Good God, Mister. The fact that the girl had to live so much in her imagination is what makes her aloneness so "poignant"! Congratulations on making a really dull lifeless forgetable film that promised so much and delivered squat. Making trailers that depict a film one way and then producing the film in entirely another should be considered a form of fraud. I plunked my money down to see what was depicted in the trailer, not what was left on the cutting room floor afterwards.
KatieJ
Gerry Butler - God's joke on women. He only made one. reply share
In the beginning of the film there is a narrated story about whyt we won't be meeting the girl's mother. I assumed that ship was a pirate ship. After reading this thread, I'm not so sure of myself!

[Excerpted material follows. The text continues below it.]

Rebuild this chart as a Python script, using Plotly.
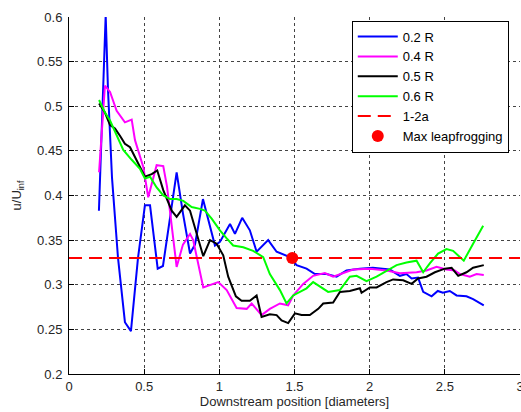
import plotly.graph_objects as go

# ---- data ----
x_02 = [0.199, 0.219, 0.244, 0.259, 0.286, 0.326, 0.372, 0.412, 0.459, 0.505, 0.539, 0.590, 0.625,
        0.672, 0.716, 0.758, 0.805, 0.838, 0.891, 0.971, 1.004, 1.071, 1.104, 1.152, 1.203, 1.248,
        1.325, 1.381, 1.469, 1.514, 1.580, 1.636, 1.713, 1.780, 1.846, 1.935, 2.021, 2.134, 2.201,
        2.245, 2.279, 2.322, 2.356, 2.412, 2.453, 2.487, 2.533, 2.578, 2.644, 2.688, 2.759]
y_02 = [0.383, 0.480, 0.602, 0.520, 0.420, 0.330, 0.258, 0.248, 0.330, 0.389, 0.389, 0.318, 0.321,
        0.375, 0.426, 0.380, 0.335, 0.345, 0.396, 0.344, 0.348, 0.368, 0.357, 0.375, 0.361, 0.337,
        0.350, 0.337, 0.331, 0.322, 0.318, 0.312, 0.312, 0.309, 0.316, 0.318, 0.319, 0.317, 0.310,
        0.312, 0.307, 0.308, 0.292, 0.287, 0.293, 0.291, 0.293, 0.288, 0.287, 0.284, 0.277]

x_04 = [0.200, 0.218, 0.239, 0.273, 0.317, 0.372, 0.417, 0.439, 0.494, 0.527, 0.560, 0.583, 0.627,
        0.652, 0.716, 0.758, 0.805, 0.826, 0.893, 0.959, 0.993, 1.049, 1.115, 1.182, 1.215, 1.281,
        1.336, 1.403, 1.458, 1.491, 1.558, 1.624, 1.702, 1.757, 1.802, 1.890, 2.001, 2.112, 2.201,
        2.312, 2.378, 2.445, 2.511, 2.566, 2.600, 2.666, 2.711, 2.759]
y_04 = [0.426, 0.473, 0.523, 0.516, 0.495, 0.482, 0.485, 0.462, 0.432, 0.398, 0.421, 0.434, 0.433,
        0.410, 0.320, 0.345, 0.357, 0.350, 0.297, 0.301, 0.303, 0.294, 0.274, 0.273, 0.279, 0.266,
        0.273, 0.279, 0.277, 0.288, 0.301, 0.310, 0.313, 0.309, 0.312, 0.317, 0.318, 0.316, 0.313,
        0.314, 0.316, 0.320, 0.317, 0.316, 0.312, 0.309, 0.312, 0.311]

x_05 = [0.200, 0.239, 0.273, 0.306, 0.339, 0.372, 0.406, 0.439, 0.472, 0.505, 0.550, 0.587, 0.627,
        0.683, 0.716, 0.771, 0.805, 0.849, 0.893, 0.938, 0.982, 1.026, 1.059, 1.110, 1.148, 1.203,
        1.248, 1.281, 1.336, 1.381, 1.414, 1.458, 1.503, 1.547, 1.602, 1.658, 1.691, 1.757, 1.802,
        1.868, 1.935, 1.946, 2.001, 2.046, 2.112, 2.156, 2.223, 2.279, 2.322, 2.378, 2.434, 2.500,
        2.545, 2.589, 2.644, 2.688, 2.759]
y_05 = [0.503, 0.493, 0.479, 0.475, 0.467, 0.458, 0.454, 0.443, 0.432, 0.421, 0.424, 0.428, 0.406,
        0.383, 0.376, 0.389, 0.383, 0.357, 0.332, 0.350, 0.346, 0.333, 0.309, 0.287, 0.282, 0.282,
        0.288, 0.264, 0.267, 0.266, 0.260, 0.257, 0.268, 0.266, 0.266, 0.273, 0.279, 0.280, 0.292,
        0.293, 0.296, 0.291, 0.297, 0.297, 0.303, 0.306, 0.305, 0.301, 0.307, 0.309, 0.314, 0.318,
        0.319, 0.310, 0.314, 0.319, 0.322]

x_06 = [0.200, 0.239, 0.273, 0.299, 0.328, 0.361, 0.417, 0.472, 0.505, 0.539, 0.583, 0.627, 0.672,
        0.716, 0.760, 0.816, 0.871, 0.904, 0.949, 1.004, 1.049, 1.092, 1.159, 1.225, 1.292, 1.336,
        1.403, 1.447, 1.491, 1.580, 1.624, 1.680, 1.724, 1.802, 1.868, 1.913, 1.979, 2.046, 2.179,
        2.245, 2.312, 2.356, 2.400, 2.455, 2.511, 2.555, 2.600, 2.626, 2.688, 2.755]
y_06 = [0.507, 0.493, 0.484, 0.474, 0.462, 0.451, 0.440, 0.430, 0.419, 0.421, 0.409, 0.400, 0.396,
        0.396, 0.394, 0.387, 0.385, 0.383, 0.374, 0.361, 0.352, 0.344, 0.342, 0.338, 0.331, 0.312,
        0.294, 0.279, 0.288, 0.296, 0.303, 0.297, 0.292, 0.294, 0.309, 0.310, 0.304, 0.309, 0.322,
        0.325, 0.327, 0.314, 0.324, 0.335, 0.340, 0.338, 0.331, 0.327, 0.346, 0.366]

ref_x = [0, 3]
ref_y = [0.33, 0.33]

max_x = [1.485]
max_y = [0.33]

series_names = ["0.2 R", "0.4 R", "0.5 R", "0.6 R", "1-2a", "Max leapfrogging"]

x_ticks = [0, 0.5, 1, 1.5, 2, 2.5, 3]
x_ticktext = ["0", "0.5", "1", "1.5", "2", "2.5", "3"]
y_ticks = [0.2, 0.25, 0.3, 0.35, 0.4, 0.45, 0.5, 0.55, 0.6]
y_ticktext = ["0.2", "0.25", "0.3", "0.35", "0.4", "0.45", "0.5", "0.55", "0.6"]

# ---- figure ----
FONT = "Liberation Sans, Arial, sans-serif"
TXT = "#262626"
fig = go.Figure()
for xs, ys, name, col in [(x_02, y_02, series_names[0], "#0000FF"),
                          (x_04, y_04, series_names[1], "#FF00FF"),
                          (x_05, y_05, series_names[2], "#000000"),
                          (x_06, y_06, series_names[3], "#00FF00")]:
    fig.add_trace(go.Scatter(x=xs, y=ys, mode="lines", name=name,
                             line=dict(color=col, width=2)))

fig.add_trace(go.Scatter(x=ref_x, y=ref_y, mode="lines", name=series_names[4],
                         line=dict(color="#FF0000", width=2, dash="13px,7px")))
fig.add_trace(go.Scatter(x=max_x, y=max_y, mode="markers", name=series_names[5],
                         marker=dict(color="#FF0000", size=12, symbol="circle")))

axis_common = dict(
    showline=True, linecolor="black", linewidth=1,
    ticks="inside", ticklen=5, tickcolor="black",
    showgrid=True, gridcolor="#444444", griddash="dot", gridwidth=1,
    zeroline=False,
    tickfont=dict(family=FONT, size=13, color=TXT),
)

fig.update_xaxes(range=[0, 3], tickvals=x_ticks, ticktext=x_ticktext,
                 title=dict(text="Downstream position [diameters]",
                            font=dict(family=FONT, size=13, color=TXT), standoff=4),
                 automargin=False, ticklabeloverflow="allow",
                 **axis_common)
fig.update_yaxes(range=[0.2, 0.6], tickvals=y_ticks, ticktext=y_ticktext,
                 title=dict(text="u/U<sub>inf</sub>",
                            font=dict(family=FONT, size=13, color=TXT), standoff=12),
                 ticklabelstandoff=3, automargin=False, ticklabeloverflow="allow",
                 **axis_common)

fig.update_layout(
    width=521, height=412,
    margin=dict(l=69, r=1, t=17, b=38, pad=0),
    paper_bgcolor="white", plot_bgcolor="white",
    font=dict(family=FONT, size=13, color="black"),
    showlegend=True,
    legend=dict(x=0.627, y=0.99, xanchor="left", yanchor="top",
                bgcolor="white", bordercolor="black", borderwidth=1,
                font=dict(family=FONT, size=13, color="black"),
                itemwidth=40, tracegroupgap=0),
)

fig.write_html("out.html", config={"displayModeBar": False},
               post_script="document.body.style.margin='0';document.body.style.overflow='hidden';")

I think the directors screwed up when they left out the pirate scenes and Nim's imaginary friends, Huck Finn and Alice in Wonderland. It would have brought more sense to some decisions that Nim makes. It also would have made the scene with the Aussi boy more understandable. She has only had relationships with book characters; that's why she touches him and realizes he's a real boy, not a character from the Buccaneer story.
I enjoyed the movie; I give it 3/4 stars, but it could have been so much better. There should have been more interaction between Nim and her dad in the beginning too.
I could not believe how badly the director missed the mark. The idea that Nim had imaginary friends was a great deal more interesting than much of what actually ended up in the movie. Furthermore, Nim’s potential confusion over the cruise ship for a pirate ship was another missed opportunity, when you consider the potential; the lively scene of Nim lying in bed while reading the Alex Rover book, the adventure takes place all around her. These fantasies also provide a further juxtaposition between Alexandra Rover's imaginations of Alex rover the hero. The encounter with the Aussie boy could have been more poignant, Nim pokes him to see if he's real, but again, the director/writers drop the ball and fail to pursue this plotline without any meaningful conclusion. Instead, the Edmund/Nim encounter is wasted reduced to the farce of Edmund’s two clueless parents.
The whole point of the story was skewed. What Nim should have learned was that real heroes in real life are ordinary people just like Alexandra Rover, and that Alex Rover, Huck Finn, and even a the scalawag of Long John Silver exist only in books. I know I’m re-writing the movie, I just think there was so much missed potential.
After watching the deleted DVD scenes with the pirate,Huck Finn and Alice in Wonderland, I totally agree with you. It made the scene with the boy from the cruise ship understandable. It made more sense when she touched him to see if he was real if the audience could relate to her imaginary friends.
Clearly they had to make a decision about the length of the movie because it was for a children's audience, so they had to opt for moving the story plotline forward.